------ GIVEN DATA ------
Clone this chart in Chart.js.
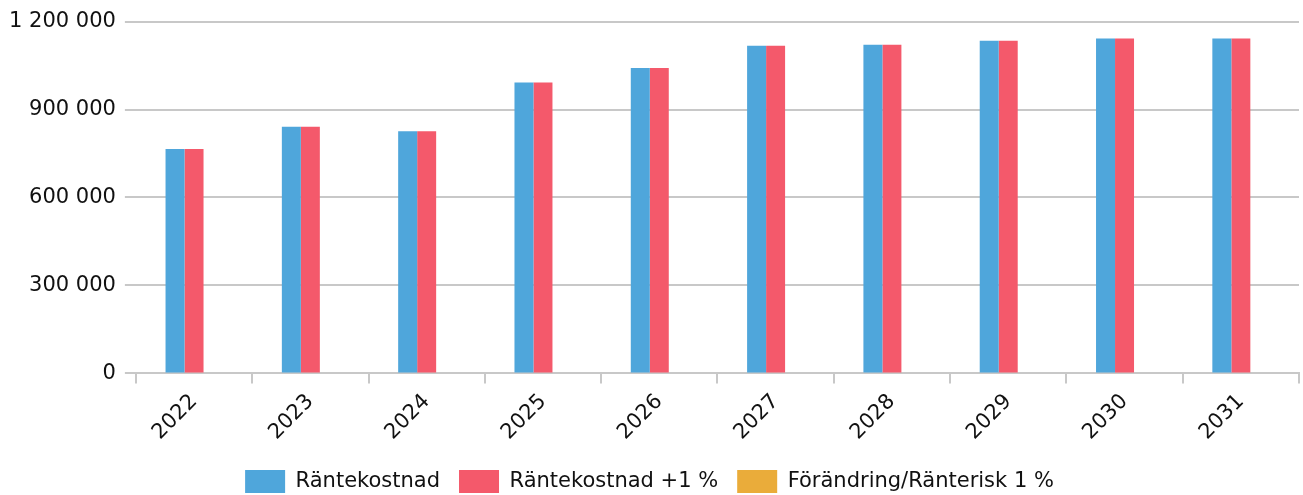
<!DOCTYPE html>
<html>
<head>
<meta charset="utf-8">
<script src="https://cdn.jsdelivr.net/npm/chart.js@4"></script>
<style>
  html, body { margin: 0; padding: 0; background: #fff; }
  #wrap { width: 1303px; height: 495px; }
</style>
</head>
<body>
<div id="wrap"><canvas id="rantChart"></canvas></div>
<script>
const years = ['2022', '2023', '2024', '2025', '2026', '2027', '2028', '2029', '2030', '2031'];
const rantekostnad = [765000, 841000, 826000, 992000, 1042000, 1118000, 1121000, 1135000, 1142000, 1142000];
const rantekostnadPlus1 = [765000, 841000, 826000, 992000, 1042000, 1118000, 1121000, 1135000, 1142000, 1142000];
const forandring = [0, 0, 0, 0, 0, 0, 0, 0, 0, 0];

function fmt(v) {
    return String(v).replace(/\B(?=(\d{3})+(?!\d))/g, '\u00a0');
}

Chart.defaults.font.family = 'DejaVu Sans';
Chart.defaults.font.size = 21;
Chart.defaults.color = '#111';

let ctx = document.getElementById('rantChart').getContext('2d');
let rantChart = new Chart(ctx, {
    type: 'bar',
    data: {
        labels: years,
        datasets: [
            { label: 'Räntekostnad', data: rantekostnad, backgroundColor: '#4fa6db' },
            { label: 'Räntekostnad +1 %', data: rantekostnadPlus1, backgroundColor: '#f4596b' },
            { label: 'Förändring/Ränterisk 1 %', data: forandring, backgroundColor: '#eaac3a' }
        ]
    },
    options: {
        animation: false,
        responsive: true,
        maintainAspectRatio: false,
        layout: { padding: { top: 6, right: 4, left: 0, bottom: -8 } },
        datasets: { bar: { barPercentage: 1, categoryPercentage: 0.49 } },
        plugins: {
            tooltip: { enabled: false },
            legend: {
                position: 'bottom',
                labels: { boxWidth: 40, boxHeight: 23, padding: 19, font: { size: 21 }, color: '#111' }
            }
        },
        scales: {
            x: {
                grid: { drawOnChartArea: false, drawTicks: true, tickLength: 10, color: '#c8c8c8', lineWidth: 2 },
                border: { color: '#c8c8c8', width: 2 },
                ticks: { maxRotation: 45, minRotation: 45, padding: 6, font: { size: 21 } }
            },
            y: {
                min: 0,
                max: 1200000,
                grid: { color: '#c8c8c8', lineWidth: 2, tickLength: 11 },
                border: { display: false },
                ticks: { stepSize: 300000, padding: 9, font: { size: 21 }, callback: v => fmt(v) }
            }
        }
    }
});
</script>
</body>
</html>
------
WORK INSTRUCTIONS >>
Repeat the listing above from its first line through the line that contains "Chart.defaults.color = '#111';", both included, and nothing more. Drop the pictures.

FULL RESPONSE >>
Clone this chart in Chart.js.
<!DOCTYPE html>
<html>
<head>
<meta charset="utf-8">
<script src="https://cdn.jsdelivr.net/npm/chart.js@4"></script>
<style>
  html, body { margin: 0; padding: 0; background: #fff; }
  #wrap { width: 1303px; height: 495px; }
</style>
</head>
<body>
<div id="wrap"><canvas id="rantChart"></canvas></div>
<script>
const years = ['2022', '2023', '2024', '2025', '2026', '2027', '2028', '2029', '2030', '2031'];
const rantekostnad = [765000, 841000, 826000, 992000, 1042000, 1118000, 1121000, 1135000, 1142000, 1142000];
const rantekostnadPlus1 = [765000, 841000, 826000, 992000, 1042000, 1118000, 1121000, 1135000, 1142000, 1142000];
const forandring = [0, 0, 0, 0, 0, 0, 0, 0, 0, 0];

function fmt(v) {
    return String(v).replace(/\B(?=(\d{3})+(?!\d))/g, '\u00a0');
}

Chart.defaults.font.family = 'DejaVu Sans';
Chart.defaults.font.size = 21;
Chart.defaults.color = '#111';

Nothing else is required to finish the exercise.